**Task prompt**
Give the number of lines below that contain "chart", with no other output.

**Data segment**

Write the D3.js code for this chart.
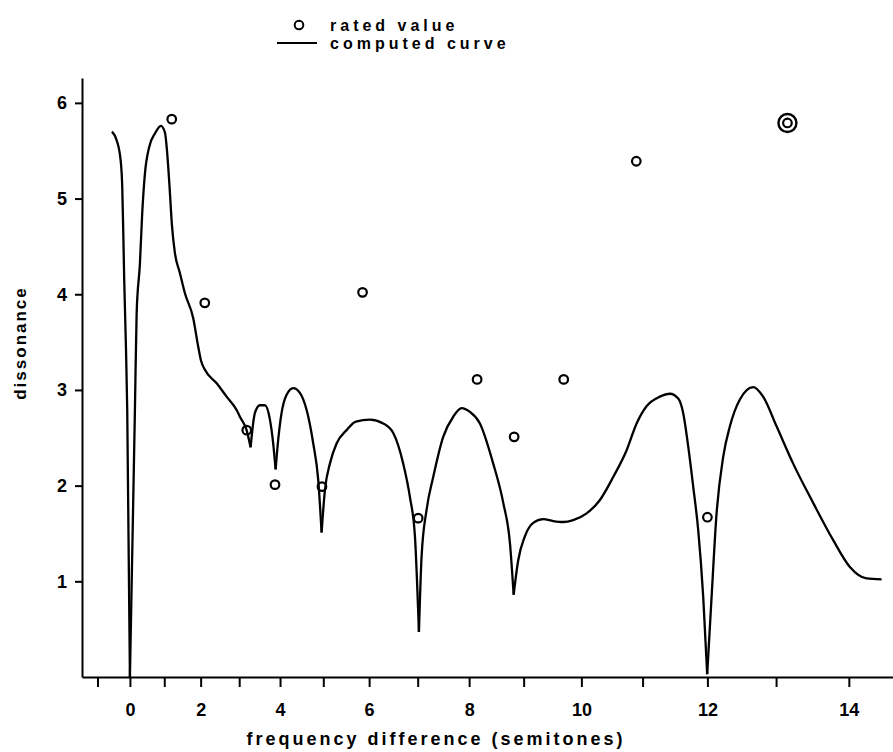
<!DOCTYPE html>
<html>
<head>
<meta charset="utf-8">
<script src="https://cdn.jsdelivr.net/npm/d3@7"></script>
<style>
  body { margin: 0; background: #fff; }
  text { font-family: "Liberation Sans", Arial, sans-serif; font-weight: bold; fill: #000; }
</style>
</head>
<body>
<svg id="chart" width="893" height="752"></svg>
<script>
// computed dissonance curve (semitones, dissonance)
const curveSemitones = [-0.548, -0.403, -0.281, -0.232, -0.202, -0.172, -0.120, -0.081, 0,
  0.149, 0.200, 0.297, 0.365, 0.444, 0.569, 0.734, 0.905, 1.019, 1.075, 1.146, 1.216, 1.299,
  1.438, 1.575, 1.801, 1.927, 2.007, 2.114, 2.422, 2.680, 2.935, 3.018, 3.186, 3.285,
  3.392, 3.515, 3.637, 3.758, 3.837, 3.895,
  3.957, 4.037, 4.156, 4.311, 4.467, 4.622, 4.773, 4.886, 4.962,
  5.036, 5.148, 5.296, 5.516, 5.717, 6.016, 6.296, 6.504, 6.708, 6.844, 6.945, 7.025,
  7.078, 7.178, 7.308, 7.503, 7.697, 7.857, 8.015, 8.202, 8.449, 8.633, 8.754, 8.821,
  8.903, 9.022, 9.169, 9.345, 9.519, 9.691, 9.862, 10.088, 10.309, 10.527, 10.745, 10.905,
  11.063, 11.273, 11.428, 11.557, 11.633, 11.710, 11.786, 11.861, 11.937, 11.997,
  12.063, 12.137, 12.235, 12.334, 12.480, 12.673, 12.816, 13.007, 13.240, 13.517, 13.790,
  14.014, 14.235, 14.432];
const curveDissonance = [5.70, 5.61, 5.40, 5.12, 4.67, 4.15, 3.45, 2.79, 0,
  2.79, 3.80, 4.32, 4.85, 5.26, 5.54, 5.68, 5.76, 5.69, 5.51, 5.14, 4.72, 4.43,
  4.22, 4.01, 3.75, 3.47, 3.31, 3.21, 3.07, 2.93, 2.79, 2.72, 2.58, 2.40,
  2.76, 2.84, 2.84, 2.69, 2.44, 2.17,
  2.48, 2.76, 2.95, 3.02, 2.97, 2.79, 2.44, 2.06, 1.51,
  1.95, 2.23, 2.44, 2.58, 2.67, 2.69, 2.65, 2.55, 2.23, 1.88, 1.47, 0.47,
  1.26, 1.75, 2.09, 2.51, 2.72, 2.81, 2.77, 2.65, 2.23, 1.82, 1.40, 0.86,
  1.22, 1.47, 1.61, 1.65, 1.63, 1.62, 1.64, 1.71, 1.85, 2.09, 2.37, 2.65,
  2.83, 2.93, 2.96, 2.91, 2.76, 2.41, 1.99, 1.54, 0.84, 0.03,
  0.84, 1.71, 2.30, 2.62, 2.90, 3.03, 2.93, 2.62, 2.23, 1.82, 1.43,
  1.15, 1.03, 1.02];
// sharp minima of the curve
const cuspSemitones = [0, 3.285, 3.895, 4.962, 7.025, 8.821, 11.997];

// rated values
const ratedSemitones = [1.21, 2.11, 3.19, 3.88, 4.97, 5.86, 7.01, 8.15, 8.83, 9.70, 10.90, 12.0, 13.16];
const ratedDissonance = [5.83, 3.91, 2.58, 2.01, 1.99, 4.02, 1.66, 3.11, 2.51, 3.11, 5.39, 1.67, 5.79];
const ringedIndex = 12;

const xTicks = d3.range(-1, 15);
const yTicks = [1, 2, 3, 4, 5, 6];

// x axis is linear in frequency ratio, labelled in semitones
const ratio = s => Math.pow(2, s / 12);

const svg = d3.select('#chart');

const x = d3.scaleLinear().domain([ratio(-1.5), ratio(14.58)]).range([82, 893]);
const y = d3.scaleLinear().domain([0, 6.26]).range([677, 78]);

const xAxis = svg.append('g')
    .attr('transform', 'translate(0,677)')
    .call(d3.axisBottom(x)
        .tickValues(xTicks.map(ratio))
        .tickSize(10)
        .tickSizeOuter(0)
        .tickPadding(16)
        .tickFormat((d, i) => (xTicks[i] >= 0 && xTicks[i] % 2 === 0) ? xTicks[i] : ''));

const yAxis = svg.append('g')
    .attr('transform', 'translate(82,0)')
    .call(d3.axisLeft(y)
        .tickValues(yTicks)
        .tickSize(7)
        .tickSizeOuter(0)
        .tickPadding(8)
        .tickFormat(d3.format('d')));

[xAxis, yAxis].forEach(g => {
    g.select('.domain').attr('stroke', '#000').attr('stroke-width', 2);
    g.selectAll('.tick line').attr('stroke', '#000').attr('stroke-width', 2);
    g.selectAll('.tick text').style('font-size', '18px').attr('fill', '#000');
});

// axis titles
svg.append('text')
    .attr('x', 436).attr('y', 745)
    .attr('text-anchor', 'middle')
    .style('font-size', '18px')
    .style('letter-spacing', '3px')
    .text('frequency difference (semitones)');

svg.append('text')
    .attr('transform', 'translate(26,343) rotate(-90)')
    .attr('text-anchor', 'middle')
    .style('font-size', '17px')
    .style('letter-spacing', '2px')
    .text('dissonance');

// curve, split at the cusps so minima stay sharp
const points = curveSemitones.map((s, i) => ({ s: s, d: curveDissonance[i] }));
const segments = [];
let current = [];
points.forEach(p => {
    current.push(p);
    if (cuspSemitones.includes(p.s)) {
        segments.push(current);
        current = [p];
    }
});
segments.push(current);

const line = d3.line()
    .x(p => x(ratio(p.s)))
    .y(p => y(p.d))
    .curve(d3.curveMonotoneX);

svg.append('g').selectAll('path')
    .data(segments)
    .enter()
    .append('path')
    .attr('d', line)
    .attr('fill', 'none')
    .attr('stroke', '#000')
    .attr('stroke-width', 2.3)
    .attr('stroke-linejoin', 'round');

// rated points
const rated = ratedSemitones.map((s, i) => ({ s: s, d: ratedDissonance[i], i: i }));
const dots = svg.append('g');
dots.selectAll('circle.rated')
    .data(rated)
    .enter()
    .append('circle')
    .attr('class', 'rated')
    .attr('cx', p => x(ratio(p.s)))
    .attr('cy', p => y(p.d))
    .attr('r', 4.3)
    .attr('fill', 'none')
    .attr('stroke', '#000')
    .attr('stroke-width', 2.2);
dots.selectAll('circle.ring')
    .data(rated.filter(p => p.i === ringedIndex))
    .enter()
    .append('circle')
    .attr('class', 'ring')
    .attr('cx', p => x(ratio(p.s)))
    .attr('cy', p => y(p.d))
    .attr('r', 9)
    .attr('fill', 'none')
    .attr('stroke', '#000')
    .attr('stroke-width', 2.4);

// legend
const legend = svg.append('g');
legend.append('circle')
    .attr('cx', 299).attr('cy', 25).attr('r', 4.3)
    .attr('fill', 'none').attr('stroke', '#000').attr('stroke-width', 2);
legend.append('text')
    .attr('x', 330).attr('y', 31)
    .style('font-size', '16px').style('letter-spacing', '4px')
    .text('rated value');
legend.append('line')
    .attr('x1', 277).attr('x2', 317).attr('y1', 43).attr('y2', 43)
    .attr('stroke', '#000').attr('stroke-width', 2);
legend.append('text')
    .attr('x', 330).attr('y', 49)
    .style('font-size', '16px').style('letter-spacing', '4px')
    .text('computed curve');
</script>
</body>
</html>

**Answer for this exercise**
3